Я же привыкла к роли невидимки, молчаливого приложения к своим сестрам. Я настолько убеждена в своей ущербности, что при знакомстве редко когда называю себя по имени. «Я сестра Клары», – обычно говорю я. Мне и в голову не приходит, что Магде может надоесть вечная клоунада, что Клару может тяготить ее участь юного дарования. Ведь ей не забросить скрипку ни на секунду, иначе она уже не будет выдающейся и тогда лишится всего: обожания, к которому так привыкла, своей высокой самооценки. Нам с Магдой надо ох как постараться, чтобы достичь чего-нибудь путного, причем мы обе уверены: чего бы мы ни достигли, этого всегда будет недостаточно. Но и Клара не может не тревожиться, как бы не совершить роковую ошибку и разом не потерять все достигнутое. Она играет на скрипке, сколько я себя помню, – с тех пор, как в три года ей дали в руки инструмент. Она часто упражняется, стоя перед распахнутым окном, словно не может сполна насладиться творчеством, пока не соберет восхищенную толпу из случайных прохожих. Получается, любовь для нее имеет пределы и условия, это заслуженная награда за безупречное исполнение. У такой любви есть своя цена: труд, который прикладываешь, чтобы добиться признания и рукоплесканий, а в конечном счете своего рода уход от реальности.
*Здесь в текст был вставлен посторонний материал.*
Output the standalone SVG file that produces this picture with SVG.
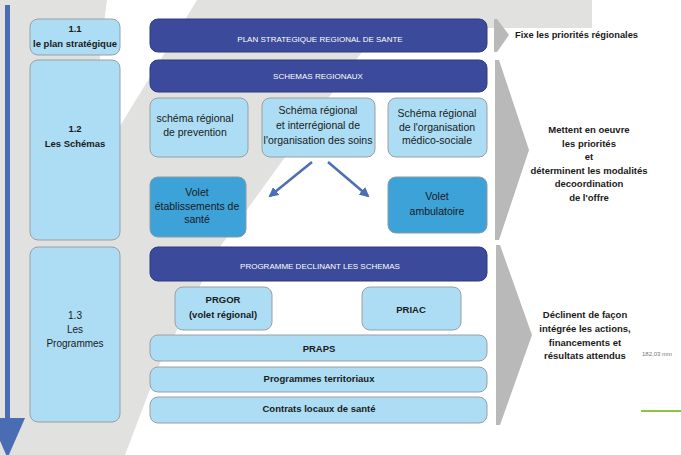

На завтрак у нас сдобные булочки из пекарни по соседству, щедро намазанные маслом и маминым абрикосовым вареньем – приторным, без кислинки. Мама разливает кофе и раздает нам по булочке. Папа уже повесил на шею свой портновский сантиметр, а из его нагрудного кармана выглядывает мелок для разметки ткани. Магда поджидает момент, когда мама предложит нам вторую порцию булочек. Если я отказываюсь, сестра неизменно толкает меня в бок: «Бери давай, я съем». Клара прочищает горло, и все семейство поворачивается к ней.

«Мне надо дать ответ профессору насчет приглашения на учебу в Нью-Йорк», – говорит Клара, ножом размазывая по теплой булочке мягкое сливочное масло.
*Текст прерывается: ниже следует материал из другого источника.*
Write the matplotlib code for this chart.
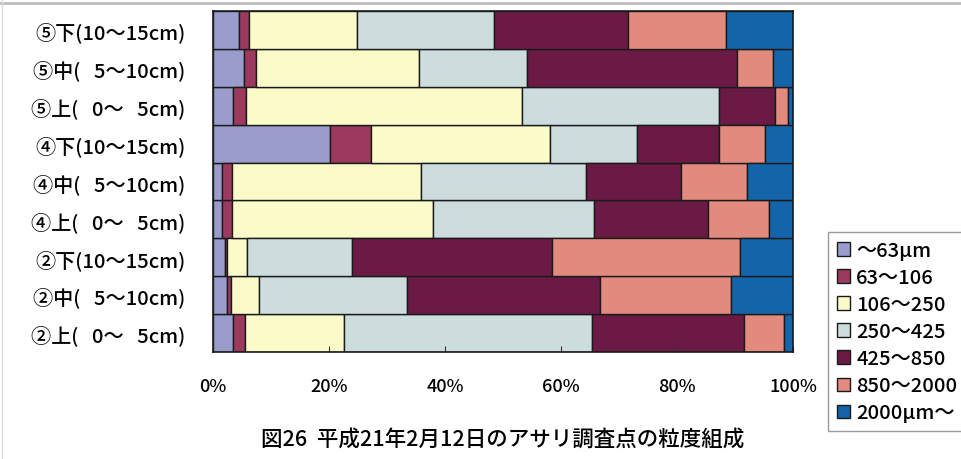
import matplotlib.pyplot as plt
from matplotlib.lines import Line2D

plt.rcParams['font.family'] = ['Noto Sans CJK JP', 'DejaVu Sans']
plt.rcParams['font.weight'] = 'medium'

# sampling layers, listed bottom to top
layers = ['②上(   0～   5cm)', '②中(   5～10cm)', '②下(10～15cm)',
          '④上(   0～   5cm)', '④中(   5～10cm)', '④下(10～15cm)',
          '⑤上(   0～   5cm)', '⑤中(   5～10cm)', '⑤下(10～15cm)']

# grain size fractions (%) for each layer
sz_0_63 = [3.5, 2.4, 2.1, 1.5, 1.5, 20.1, 3.5, 5.4, 4.4]
sz_63_106 = [2.0, 0.7, 0.3, 1.7, 1.7, 7.2, 2.2, 2.0, 1.8]
sz_106_250 = [17.0, 4.9, 3.4, 34.7, 32.7, 30.8, 47.6, 28.2, 18.7]
sz_250_425 = [42.9, 25.4, 18.2, 27.8, 28.4, 15.0, 33.9, 18.6, 23.6]
sz_425_850 = [26.1, 33.4, 34.5, 19.6, 16.4, 14.2, 9.7, 36.2, 23.0]
sz_850_2000 = [7.0, 22.5, 32.4, 10.6, 11.3, 7.8, 2.3, 6.1, 17.0]
sz_2000_up = [1.5, 10.7, 9.1, 4.1, 8.0, 4.9, 0.8, 3.5, 11.5]

series = [sz_0_63, sz_63_106, sz_106_250, sz_250_425,
          sz_425_850, sz_850_2000, sz_2000_up]
names = ['～63μm', '63～106', '106～250', '250～425',
         '425～850', '850～2000', '2000μm～']
colors = ['#9a9ccc', '#9b3a5c', '#fbfbca', '#cddcdc',
          '#6a1a44', '#e38a7e', '#1464aa']

fig = plt.figure(figsize=(9.61, 4.6), dpi=100)
ax = fig.add_axes([213 / 961, 1 - 353 / 460, 580 / 961, 341 / 460])

left = [0.0] * len(layers)
for vals, name, col in zip(series, names, colors):
    ax.barh(range(len(layers)), vals, left=left, height=1.0, color=col,
            edgecolor='#1a1a1a', linewidth=1.0, label=name)
    left = [a + b for a, b in zip(left, vals)]

ax.set_xlim(0, 100)
ax.set_ylim(-0.5, len(layers) - 0.5)
ax.set_xticks(range(0, 101, 20))
ax.set_xticklabels([f'{v}%' for v in range(0, 101, 20)], fontsize=13)
ax.set_yticks(range(len(layers)))
ax.set_yticklabels(layers, fontsize=14.5)
ax.tick_params(axis='x', direction='in', length=4, pad=18, color='#333333')
ax.tick_params(axis='y', length=0, pad=20)
for sp in ax.spines.values():
    sp.set_color('#1a1a1a')
    sp.set_linewidth(1.2)

ax.legend(loc='upper left', bbox_to_anchor=(828 / 961, 1 - 233 / 460),
          bbox_transform=fig.transFigure, fontsize=14.5, frameon=True,
          fancybox=False, edgecolor='#9a9a9a', framealpha=1,
          handlelength=0.65, handleheight=0.65, handletextpad=0.3,
          labelspacing=0.4, borderpad=0.45, borderaxespad=0)

fig.text(503 / 961, 1 - 440 / 460,
         '図26  平成21年2月12日のアサリ調査点の粒度組成',
         ha='center', va='center', fontsize=15.5)

# thin grey frame lines along the top and left edges
fig.add_artist(Line2D([0, 1], [1 - 4 / 460] * 2, color='#bdbdbd', lw=2,
                      transform=fig.transFigure))
fig.add_artist(Line2D([2 / 961] * 2, [0, 1], color='#dddddd', lw=1,
                      transform=fig.transFigure))

fig.savefig('out.png', dpi=100)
«А что, у нас в Нью-Йорке есть родня», – задумчиво произносит папа, отпивая кофе. Он имеет в виду свою сестру Матильду, которая с семьей живет в облюбованном еврейскими иммигрантами районе – Бронксе.

«Ну уж нет! – возражает мама. – Кажется, мы уже обсуждали эту тему. Америка слишком далеко».
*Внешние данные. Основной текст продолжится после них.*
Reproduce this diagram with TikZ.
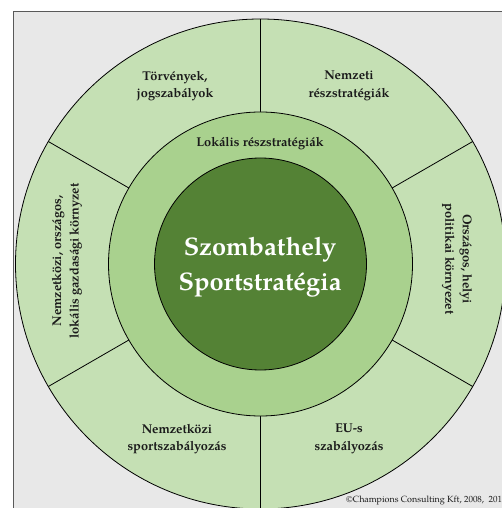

Я вспоминаю тот давний вечер на кухне, когда мама говорила, что мечтает увидеть Америку. Может быть, жизнь в том и состоит, чтобы все время разрываться между тем, чего у тебя нет, но очень хочется, и тем, чего не хотелось, но оно есть.

Клара упрямо выпячивает подбородок: «Если не в Нью-Йорк, тогда в Будапешт».

Мама собирает со стола посуду, и вид у нее понурый. Ради будущего своей любимицы она должна отпустить ее на учебу, а значит, от себя. А может, не желание ее дорогой Клары уехать из дома печалит маму, а ее собственная неуступчивость. Возможно, она злится на себя за сказанное категоричное «нет», когда всем существом хотела сказать «да».

Зато решение Клары ехать на учебу, как и вызванные им мамины тревоги, нисколько не испортило папиного вечно безоблачного настроения.

«Мы еще потолкуем об этом, – говорит он, развеивая мрачную тучу, снова нависшую над нашим столом. Затем поворачивается ко мне. – А ты, Дицука, отнеси в школу деньги, пора платить за твою учебу». И передает мне конверт.

Я держу в руке конверт и проникаюсь важностью поручения и оказанным мне доверием. С другой стороны, дав мне это задание, папа невзначай напоминает, сколько наша семья тратит на меня. И оставляет открытым вопрос, какую пользу я приношу взамен. Я не выпускаю конверт, пока складываю портфель к школе. Как будто, зажатый в руке, он поможет мне в точности прочувствовать, что я значу для родных, изобразить на карте размер и границы моей ценности.

[1] Птифур (фр. petit four – маленькая печь) – небольшое сдобное печенье (или маленькое пирожное) с повышенным содержанием сахара, жира и яиц. Прим. ред.